Here is good news for you! Yes, they can. There are certain key elements that must be in place, though, for you to do your best work. The idea of coaching especially works well when the leader is functioning as a servant leader. Here are some of the elements that are crucial:

  • Your primary interest is the growth and results of the leader or team, not your expectations. Hopefully, you have had other conversations to help a staff or team member to be clear about the overall purpose, vision, and goals of the congregation. For a coaching conversation, your interest should be assisting the staff/team member to establish their own goals and actions that fit into these goals. If your primary interest in the conversation is to make sure they set the goals you want them to have, then you have moved away from a coaching conversation. A coaching conversation is focused on the goals that the person or a team agrees to set and how they will get the results.
  • The leader approaches the staff and team as collaborators. If it is important for you as a leader to be directive and to “lead” over them, you can still use some of the coaching skills like active listening, encouraging, and asking powerful questions. Coaching assumes that the power of the conversation is in the person you are coaching, not the one who is leading. So, for those moments’ you coach, you must let go of positional power and give the power to the staff members or team.
  • The staff member or team agree to be coached and let go of their need for you to be the “leader” for that moment. Sometimes, this person may have a difficulty being honest and deal with tough topics with you because of their concerns with what you will do with the information. Confidentiality is paramount in a coaching conversation. If your focus of being a leader for the organization trumps your concern for the agenda of the person or team, then it is hard to accept a coaching arrangement.
  • The conversations can be kept confidential. I once thought a pastor approached our relationship as confidential and as a collaborative one. Then, he turned around and used information that I shared with him against me. He felt he had to show he was a “directive leader” to those who were his advocates and colleagues. The violation of trust and agreement floored me. If your conversations cannot be kept confidential, then you cannot coach the person. Again, you can take a coach approach with proper skills, but if you can break confidentiality, I will not be honest and trust you with my best interest.
  • If you work with a team, get agreement with the team on the role you will play with the group. If you are coaching the team, clarify with them their understanding of your role. Think about all the roles you play with the team – facilitator, agenda setter, coach, teacher, etc. Ask the team to help you name the roles you play as the leader. Then help them be clear on how things will be different when you are serving as coach.
  • Think also about the framework you will use for the group conversation. Coach Approach Ministries talks about four frames for our conversations:
    1. Free Range – the client sets the agenda. (pure coaching)
    2. Familiarity – the client sets the agenda, but I have familiarity with the agenda. Sometimes, we create an agenda for the conversation together. (pure coaching with assistance from coach)
    3. Framework – The coaches have a process that they want to use with the coachee because of their expertise. (Content neutral, coach-generated process)
    4. Formula – The coach is working with a client on key principles that the coach has for him/her. (Content rich, but focused on client)

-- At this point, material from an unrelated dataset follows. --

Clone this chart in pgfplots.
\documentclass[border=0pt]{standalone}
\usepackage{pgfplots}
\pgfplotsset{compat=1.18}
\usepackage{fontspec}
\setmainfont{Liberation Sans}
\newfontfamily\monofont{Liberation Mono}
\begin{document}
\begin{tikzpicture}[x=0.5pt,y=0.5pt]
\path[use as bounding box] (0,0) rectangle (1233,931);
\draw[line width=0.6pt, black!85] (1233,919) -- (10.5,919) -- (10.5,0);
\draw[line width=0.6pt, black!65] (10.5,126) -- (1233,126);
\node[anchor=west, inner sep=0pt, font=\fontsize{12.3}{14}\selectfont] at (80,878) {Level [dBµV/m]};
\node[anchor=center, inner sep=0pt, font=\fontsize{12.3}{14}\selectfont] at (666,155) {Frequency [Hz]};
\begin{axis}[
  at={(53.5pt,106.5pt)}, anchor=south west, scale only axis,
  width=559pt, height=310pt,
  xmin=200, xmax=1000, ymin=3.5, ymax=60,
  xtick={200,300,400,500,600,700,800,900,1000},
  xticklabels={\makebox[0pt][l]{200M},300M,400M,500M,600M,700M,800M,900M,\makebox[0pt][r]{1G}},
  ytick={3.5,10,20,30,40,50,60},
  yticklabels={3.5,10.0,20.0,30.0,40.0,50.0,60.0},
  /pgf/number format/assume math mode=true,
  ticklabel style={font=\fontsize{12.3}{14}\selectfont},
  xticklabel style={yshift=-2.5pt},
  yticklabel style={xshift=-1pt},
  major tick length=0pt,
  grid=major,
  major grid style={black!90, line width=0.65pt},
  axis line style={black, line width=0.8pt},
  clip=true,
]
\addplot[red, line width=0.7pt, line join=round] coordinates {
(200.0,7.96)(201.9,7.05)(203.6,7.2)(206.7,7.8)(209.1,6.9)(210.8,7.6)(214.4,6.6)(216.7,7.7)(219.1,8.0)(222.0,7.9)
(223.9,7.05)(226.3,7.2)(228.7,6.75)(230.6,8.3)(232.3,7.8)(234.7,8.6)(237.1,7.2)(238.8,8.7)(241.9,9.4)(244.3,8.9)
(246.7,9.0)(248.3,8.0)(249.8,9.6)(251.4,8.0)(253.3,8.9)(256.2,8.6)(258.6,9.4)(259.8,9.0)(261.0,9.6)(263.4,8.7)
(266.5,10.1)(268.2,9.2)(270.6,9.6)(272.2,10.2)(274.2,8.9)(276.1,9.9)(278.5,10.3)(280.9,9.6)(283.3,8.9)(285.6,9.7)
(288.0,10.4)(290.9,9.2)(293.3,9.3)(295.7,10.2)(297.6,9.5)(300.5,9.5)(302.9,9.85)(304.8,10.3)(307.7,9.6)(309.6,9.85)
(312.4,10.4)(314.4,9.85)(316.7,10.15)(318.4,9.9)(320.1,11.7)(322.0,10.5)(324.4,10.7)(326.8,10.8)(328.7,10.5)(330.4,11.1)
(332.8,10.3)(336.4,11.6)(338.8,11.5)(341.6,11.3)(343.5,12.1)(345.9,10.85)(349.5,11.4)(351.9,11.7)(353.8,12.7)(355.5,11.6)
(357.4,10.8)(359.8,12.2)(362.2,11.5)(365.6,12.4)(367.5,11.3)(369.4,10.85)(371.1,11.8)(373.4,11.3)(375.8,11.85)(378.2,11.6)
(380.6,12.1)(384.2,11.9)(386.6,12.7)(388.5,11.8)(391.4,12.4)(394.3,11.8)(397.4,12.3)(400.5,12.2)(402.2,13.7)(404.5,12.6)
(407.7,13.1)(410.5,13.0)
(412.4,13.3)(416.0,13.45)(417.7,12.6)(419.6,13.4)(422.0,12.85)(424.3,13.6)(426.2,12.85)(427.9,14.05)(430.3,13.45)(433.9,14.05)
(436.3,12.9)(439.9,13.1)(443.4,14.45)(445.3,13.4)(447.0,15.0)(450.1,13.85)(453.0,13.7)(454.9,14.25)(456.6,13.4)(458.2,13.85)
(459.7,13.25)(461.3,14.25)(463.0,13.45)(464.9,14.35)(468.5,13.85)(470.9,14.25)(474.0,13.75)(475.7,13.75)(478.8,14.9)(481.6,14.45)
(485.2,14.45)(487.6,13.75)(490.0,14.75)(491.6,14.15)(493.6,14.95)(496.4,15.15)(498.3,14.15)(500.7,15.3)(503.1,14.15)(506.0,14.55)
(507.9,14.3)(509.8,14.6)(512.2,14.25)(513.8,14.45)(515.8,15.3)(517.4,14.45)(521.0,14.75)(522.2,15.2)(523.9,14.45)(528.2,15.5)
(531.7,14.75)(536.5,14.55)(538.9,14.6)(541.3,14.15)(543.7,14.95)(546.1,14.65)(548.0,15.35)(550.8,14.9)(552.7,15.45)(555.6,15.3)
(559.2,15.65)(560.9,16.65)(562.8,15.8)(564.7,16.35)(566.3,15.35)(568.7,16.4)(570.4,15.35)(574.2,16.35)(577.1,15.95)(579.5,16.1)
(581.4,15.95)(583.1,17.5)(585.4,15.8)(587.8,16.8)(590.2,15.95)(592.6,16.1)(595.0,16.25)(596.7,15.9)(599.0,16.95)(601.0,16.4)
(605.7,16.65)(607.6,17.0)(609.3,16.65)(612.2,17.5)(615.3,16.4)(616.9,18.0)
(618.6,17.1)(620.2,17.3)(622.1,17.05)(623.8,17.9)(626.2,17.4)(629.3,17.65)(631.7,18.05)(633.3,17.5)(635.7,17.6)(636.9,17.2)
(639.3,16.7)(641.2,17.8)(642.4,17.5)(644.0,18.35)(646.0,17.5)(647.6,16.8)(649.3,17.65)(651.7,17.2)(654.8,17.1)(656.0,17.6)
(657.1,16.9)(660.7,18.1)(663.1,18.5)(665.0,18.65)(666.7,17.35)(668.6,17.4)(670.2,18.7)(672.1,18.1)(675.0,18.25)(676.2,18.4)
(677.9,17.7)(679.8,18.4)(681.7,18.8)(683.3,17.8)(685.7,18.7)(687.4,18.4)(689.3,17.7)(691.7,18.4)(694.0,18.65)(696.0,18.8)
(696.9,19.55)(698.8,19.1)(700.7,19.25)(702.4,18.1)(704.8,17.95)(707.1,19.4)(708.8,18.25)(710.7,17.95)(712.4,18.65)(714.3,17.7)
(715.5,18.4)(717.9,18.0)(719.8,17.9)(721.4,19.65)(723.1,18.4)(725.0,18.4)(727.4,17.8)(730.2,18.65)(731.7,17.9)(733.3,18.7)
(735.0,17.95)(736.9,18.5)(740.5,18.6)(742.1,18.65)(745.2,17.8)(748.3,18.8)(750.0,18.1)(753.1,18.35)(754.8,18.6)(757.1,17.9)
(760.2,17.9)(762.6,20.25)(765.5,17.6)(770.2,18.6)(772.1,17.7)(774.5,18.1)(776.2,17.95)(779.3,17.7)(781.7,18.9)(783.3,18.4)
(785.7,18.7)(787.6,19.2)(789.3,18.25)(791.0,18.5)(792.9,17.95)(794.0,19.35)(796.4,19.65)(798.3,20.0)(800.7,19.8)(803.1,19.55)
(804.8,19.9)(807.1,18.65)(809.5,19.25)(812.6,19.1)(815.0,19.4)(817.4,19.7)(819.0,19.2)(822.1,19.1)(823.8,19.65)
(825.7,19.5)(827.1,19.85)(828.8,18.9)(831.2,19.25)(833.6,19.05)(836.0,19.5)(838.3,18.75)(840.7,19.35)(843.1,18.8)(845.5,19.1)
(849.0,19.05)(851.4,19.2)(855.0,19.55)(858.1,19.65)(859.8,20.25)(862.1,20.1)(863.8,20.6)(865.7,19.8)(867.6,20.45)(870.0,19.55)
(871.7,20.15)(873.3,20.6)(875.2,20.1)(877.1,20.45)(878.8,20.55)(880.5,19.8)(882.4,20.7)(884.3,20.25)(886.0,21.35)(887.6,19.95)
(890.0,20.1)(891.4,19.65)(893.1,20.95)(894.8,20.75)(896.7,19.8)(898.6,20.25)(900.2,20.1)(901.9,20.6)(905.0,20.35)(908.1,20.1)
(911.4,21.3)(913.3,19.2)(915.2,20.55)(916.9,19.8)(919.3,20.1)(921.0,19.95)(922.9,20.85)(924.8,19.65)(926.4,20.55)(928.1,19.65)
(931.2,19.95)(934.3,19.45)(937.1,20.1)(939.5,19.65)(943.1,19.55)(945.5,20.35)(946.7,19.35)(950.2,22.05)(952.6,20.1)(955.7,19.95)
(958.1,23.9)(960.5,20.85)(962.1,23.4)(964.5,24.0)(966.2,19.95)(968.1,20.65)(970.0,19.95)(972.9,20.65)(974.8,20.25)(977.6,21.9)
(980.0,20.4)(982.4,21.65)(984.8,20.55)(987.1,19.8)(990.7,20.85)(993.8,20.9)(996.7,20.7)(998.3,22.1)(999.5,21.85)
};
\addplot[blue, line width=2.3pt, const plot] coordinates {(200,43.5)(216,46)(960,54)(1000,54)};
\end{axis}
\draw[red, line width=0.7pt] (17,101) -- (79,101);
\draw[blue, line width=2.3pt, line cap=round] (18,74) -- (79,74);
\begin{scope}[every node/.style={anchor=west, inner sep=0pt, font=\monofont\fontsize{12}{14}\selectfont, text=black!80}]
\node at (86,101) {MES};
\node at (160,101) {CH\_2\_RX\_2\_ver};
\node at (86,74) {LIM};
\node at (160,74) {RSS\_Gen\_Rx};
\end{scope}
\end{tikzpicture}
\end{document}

When you gather for a meeting as team, make sure you are clear on what frame you will be using for the conversation. Talk that frame through with the participants. The agenda, stays though, with the team purpose and team results.

Yes, you can coach a staff member, team leader, or a team in your church. The results will create a process where each team member will own their actions and results and will propel their ministry forward with more energy and focus. And in many ways, our own theological approach as believers fits better with a coach approach than the traditional “top-down” leadership approach. Think about these beliefs in our experience:

  • The Trinity is a key theological concept of God’s work as Father, Son, and Spirit.
  • Priesthood of every believer calls for each person to take responsibility for our work together as believers as well as our connection to God
  • Gifts and roles have been given to the body for our work together. The Head of the body is Jesus, not a human leader.

What would you add to this discussion?